When the new SNAP cost-sharing requirements begin in fiscal year 2028, Alabama can choose to use either the 9.52% rate for FY25 or the FY26 rate, whichever is lower, to determine its cost-sharing tier.

But no matter the error rate, Alabama is expecting to pay an additional roughly $35 million for SNAP administrative costs beginning Oct. 1. The federal government previously covered half of the administrative costs for states, but the new federal law lowered that federal requirement to 25%.

Advocates warn these high costs will threaten food assistance that hundreds of thousands of Alabamians rely on each year.

“This is a problem created by Congress with the passage of last year’s One Big Beautiful Bill Act, and our Senators should at minimum mitigate the harm done by this misnamed act and delay the cost shift in the current Farm Bill,” LaTrell Clifford Wood, Alabama Arise’s hunger policy advocate, said.

But currently, Senate Republicans don’t appear likely to approve a delay in the cost-sharing requirements.

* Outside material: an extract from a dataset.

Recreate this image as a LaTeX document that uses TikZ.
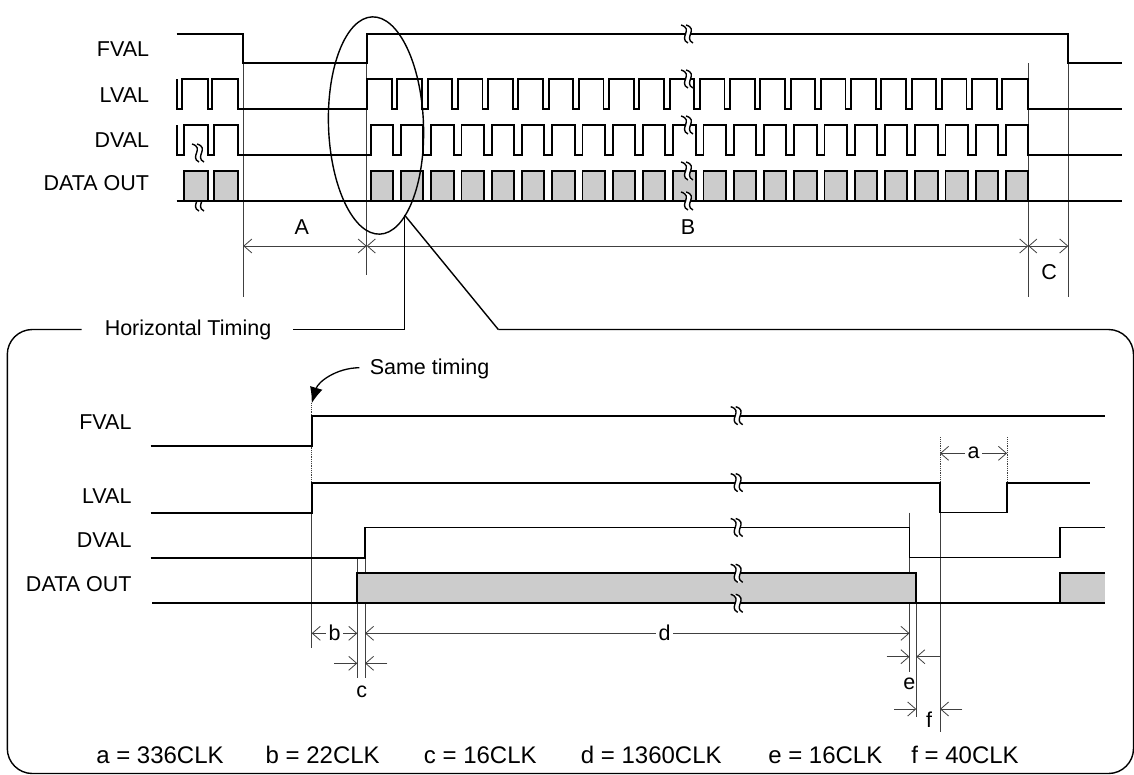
\documentclass[tikz,border=0pt]{standalone}
\usepackage{fontspec}
\setmainfont{Liberation Sans}
\usetikzlibrary{arrows.meta}

% font of a given size
\newcommand{\fsz}[1]{\fontsize{#1}{#1}\selectfont}
% break symbol (two wavy strokes) at (#1,#2)
\newcommand{\brkmark}[2]{%
  \fill[white] ({#1-6},{#2-9}) .. controls ({#1+7},{#2-5}) and ({#1-9},{#2+4}) .. ({#1+1},{#2+9})
    -- ({#1+6},{#2+9}) .. controls ({#1-4},{#2+4}) and ({#1+12},{#2-5}) .. ({#1-1},{#2-9}) -- cycle;
  \draw[brk] ({#1-6},{#2-9}) .. controls ({#1+7},{#2-5}) and ({#1-9},{#2+4}) .. ({#1+1},{#2+9});
  \draw[brk] ({#1-1},{#2-9}) .. controls ({#1+12},{#2-5}) and ({#1-4},{#2+4}) .. ({#1+6},{#2+9});
}

\begin{document}
\begin{tikzpicture}[x=1pt,y=-1pt]
% clock period of the overview
\def\per{30.25}
% styles
\tikzstyle{sig} = [line width=1.9pt, line join=miter];
\tikzstyle{box} = [sig, fill=black!20];
\tikzstyle{brk} = [line width=1.4pt];
\tikzstyle{ref} = [line width=0.8pt, black!75];
\tikzstyle{dots} = [ref, densely dotted];
\tikzstyle{barb} = [line width=0.8pt, black!75, -{Straight Barb[length=8pt,width=14pt]}];
\tikzstyle{dim} = [barb, {Straight Barb[length=8pt,width=14pt]}-{Straight Barb[length=8pt,width=14pt]}];
\tikzstyle{lbl} = [font=\fsz{21.5}, inner sep=0pt];
\tikzstyle{dlbl} = [font=\fsz{21.5}, text=black, fill=white, inner sep=3pt];
\tikzstyle{leg} = [font=\fsz{24}, inner sep=0pt];

\useasboundingbox (0,0) rectangle (1134,774);

%%% overview
\node[lbl, anchor=east] (fvalA) at (149.3,48.7) {FVAL};
\node[lbl, anchor=east] (lvalA) at (149.3,95.5) {LVAL};
\node[lbl, anchor=east] (dvalA) at (149.3,140) {DVAL};
\node[lbl, anchor=east] (dataA) at (149.3,183) {DATA OUT};

% reference lines
\draw[ref] (243.3,63) -- (243.3,297);
\draw[ref] (366.7,63) -- (366.7,275);
\draw[ref] (1028.3,63) -- (1028.3,297);
\draw[ref] (1068.3,63) -- (1068.3,297);

% FVAL
\draw[sig] (176.7,34) -- (243.3,34) -- (243.3,63) -- (366.7,63) -- (366.7,34)
  -- (1068.3,34) -- (1068.3,63) -- (1121.7,63);
% LVAL
\draw[sig] (176.7,79) -- (176.7,109) -- (181.7,109) -- (181.7,79) -- (207.7,79) -- (207.7,109)
  -- (212.3,109) -- (212.3,79) -- (238.3,79) -- (238.3,109) -- (366.7,109) -- (366.7,79)
  \foreach \k in {0,...,20} { -- ({391.7+\per*\k},79) -- ++(0,30) -- ++(5.6,0) -- ++(0,-30) }
  -- (1028.3,79) -- (1028.3,109) -- (1121.7,109);
% DVAL
\draw[sig] (176.7,125) -- (176.7,155) -- (184.3,155) -- (184.3,125) -- (208.3,125) -- (208.3,155)
  -- (214,155) -- (214,125) -- (238.3,125) -- (238.3,155)
  \foreach \k in {0,...,21} { -- ({370.7+\per*\k},155) -- ++(0,-30) -- ++(22.4,0) -- ++(0,30) }
  -- (1121.7,155);
% DATA OUT
\brkmark{198}{202}
\brkmark{198}{153}
\filldraw[box] (184.3,171) rectangle (207.7,201);
\filldraw[box] (214,171) rectangle (238.3,201);
\foreach \k in {0,...,21}
  \filldraw[box] ({370.7+\per*\k},171) rectangle ++(22.4,30);
\draw[sig] (176.7,201) -- (1121.7,201);

% breaks
\foreach \y in {34,79,125,171,201}
  \brkmark{687}{\y};

% A, B, C
\coordinate (tA) at (243.3,246);
\coordinate (tB) at (366.7,246);
\coordinate (tC) at (1028.3,246);
\coordinate (tD) at (1068.3,246);
\draw[dim] (tA) -- (tB);
\draw[dim] (tB) -- (tC);
\draw[dim] (tC) -- (tD);
\node[lbl] (A) at (301.7,226.7) {A};
\node[lbl] (B) at (688,226.7) {B};
\node[lbl] (C) at (1049,271.7) {C};

% zoom ellipse and leaders
\draw[line width=1.4pt, rotate around={2:(376,125.5)}] (376,125.5) ellipse [x radius=47.5, y radius=108.7];
\coordinate (lead) at (404.5,215);
\coordinate (frL) at (404.5,329.5);
\coordinate (frR) at (498.3,329.5);
\draw[line width=1.4pt] (lead) -- (frL);
\draw[line width=1.4pt] (lead) -- (frR);

%%% horizontal timing frame
\node[lbl] (title) at (188,330) {Horizontal Timing};
\draw[line width=1.4pt, rounded corners=25] (81.7,329.5) -- (7.3,329.5) -- (7.3,773.5)
  -- (1133.5,773.5) -- (1133.5,329.5) -- (frR);
\draw[line width=1.4pt] (293.3,329.5) -- (frL);

\node[lbl, anchor=east] (fvalB) at (131.7,421.7) {FVAL};
\node[lbl, anchor=east] (lvalB) at (131.7,495.7) {LVAL};
\node[lbl, anchor=east] (dvalB) at (131.7,540) {DVAL};
\node[lbl, anchor=east] (dataB) at (131.7,584.3) {DATA OUT};

% reference lines
\draw[dots] (311.7,403.3) -- (311.7,482.6);
\draw[ref] (311.7,512.7) -- (311.7,648.3);
\draw[ref] (357.3,557.7) -- (357.3,678.3);
\draw[ref] (365,557.7) -- (365,678.3);
\draw[ref] (909.5,512.7) -- (909.5,671.7);
\draw[ref] (916.3,573.3) -- (916.3,716.7);
\draw[ref] (940,482.6) -- (940,731.7);
\draw[dots] (940,437.3) -- (940,482.6);
\draw[dots] (1007,437.3) -- (1007,482.6);

% signals
\draw[sig] (150.7,446) -- (311.7,446) -- (311.7,415.7) -- (1105.3,415.7);
\draw[sig] (150.7,512.7) -- (311.7,512.7) -- (311.7,482.6) -- (940,482.6) -- (940,512.5)
  -- (1007,512.5) -- (1007,482.6) -- (1090,482.6);
\draw[sig] (150.7,557.7) -- (365,557.7) -- (365,527.5) -- (909.5,527.5) -- (909.5,557.5)
  -- (1060,557.5) -- (1060,527.5) -- (1105,527.5);
\filldraw[box] (357.3,573.3) rectangle (916.3,603.3);
\fill[black!20] (1060.3,573.3) rectangle (1105,603.3);
\draw[sig] (1105,573.3) -- (1060.3,573.3) -- (1060.3,603.3);
\draw[sig] (152.3,603.3) -- (1105,603.3);
\foreach \y in {415.7,482.6,527.5,573.3,603.3}
  \brkmark{736.7}{\y};

% same timing note
\node[lbl] (same) at (429.5,369.3) {Same timing};
\draw[line width=1.3pt, -{Latex[length=16pt,width=13pt]}] (359.3,367.7)
  .. controls (336,368) and (318,382) .. (311.7,403.3);

% a .. f
\coordinate (ta1) at (940,453.3);
\coordinate (ta2) at (1007,453.3);
\draw[dim] (ta1) -- (ta2) node[dlbl, midway] (a) {a};
\coordinate (tb1) at (311.7,633.3);
\coordinate (tb2) at (357.3,633.3);
\draw[dim] (tb1) -- (tb2) node[dlbl, midway] (b) {b};
\coordinate (td1) at (365,633.3);
\coordinate (td2) at (909.5,633.3);
\draw[dim] (td1) -- (td2) node[dlbl, pos=0.55] (d) {d};
\draw[barb] (334.3,663.3) -- (357.3,663.3);
\draw[barb] (387.3,663.3) -- (365,663.3);
\node[lbl] (c) at (361.7,691.7) {c};
\draw[barb] (886.7,656.7) -- (909.5,656.7);
\draw[barb] (940,656.7) -- (916.3,656.7);
\node[lbl] (e) at (909.3,684) {e};
\draw[barb] (894,709) -- (916.3,709);
\draw[barb] (962.3,709) -- (940,709);
\node[lbl] (f) at (929,720) {f};

% legend
\node[leg] (la) at (160,755) {a = 336CLK};
\node[leg] (lb) at (322.7,755) {b = 22CLK};
\node[leg] (lc) at (480.3,755) {c = 16CLK};
\node[leg] (ld) at (651.3,755) {d = 1360CLK};
\node[leg] (le) at (825.3,755) {e = 16CLK};
\node[leg] (lf) at (965,755) {f = 40CLK};
\end{tikzpicture}
\end{document}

This week, Senate Agriculture Chair John Boozman, R-Ark., released a farm bill draft that does not include an extension. Democrats have demanded that a delay be a part of the sweeping agricultural legislation before they vote for the bill.

U.S. Sen. Tommy Tuberville, R-Ala., who could be governor when this massive change occurs, previously told ADN he doesn’t support a delay, but instead wants the state to focus on reducing the payment error rate.

He also floated that if elected governor, he plans to use AI to help fix the rate, but he offered no details on how that would work, nor did he say that he had talked to DHR about those plans.

Under federal law, an exception was made for states with the highest error rates, above 13.34%, to delay the cost-sharing requirements for two years. But as of now, that does not include Alabama.

Other SNAP changes

The law also restricts who is eligible for SNAP, expanding work requirements to include older adults and parents of teenagers.

Those new limitations have already contributed to fewer Alabamians using SNAP.

About 52,000 people in the state have lost access to benefits since the One Big Beautiful Bill Act became law last July, according to the progressive-leaning Center on Budget and Policy Priorities.

Alabama grocers are also concerned that SNAP program reductions could have devastating consequences for their businesses.

During a recent state meeting, Jimmy Wright, an Opelika grocer, said an Alabama Grocers Association study found that 752 grocery stores in high-density SNAP areas, including 337 that could be affected by major reductions in SNAP spending and 117 that could have trouble surviving if benefits were reduced or the state could not sustain the program.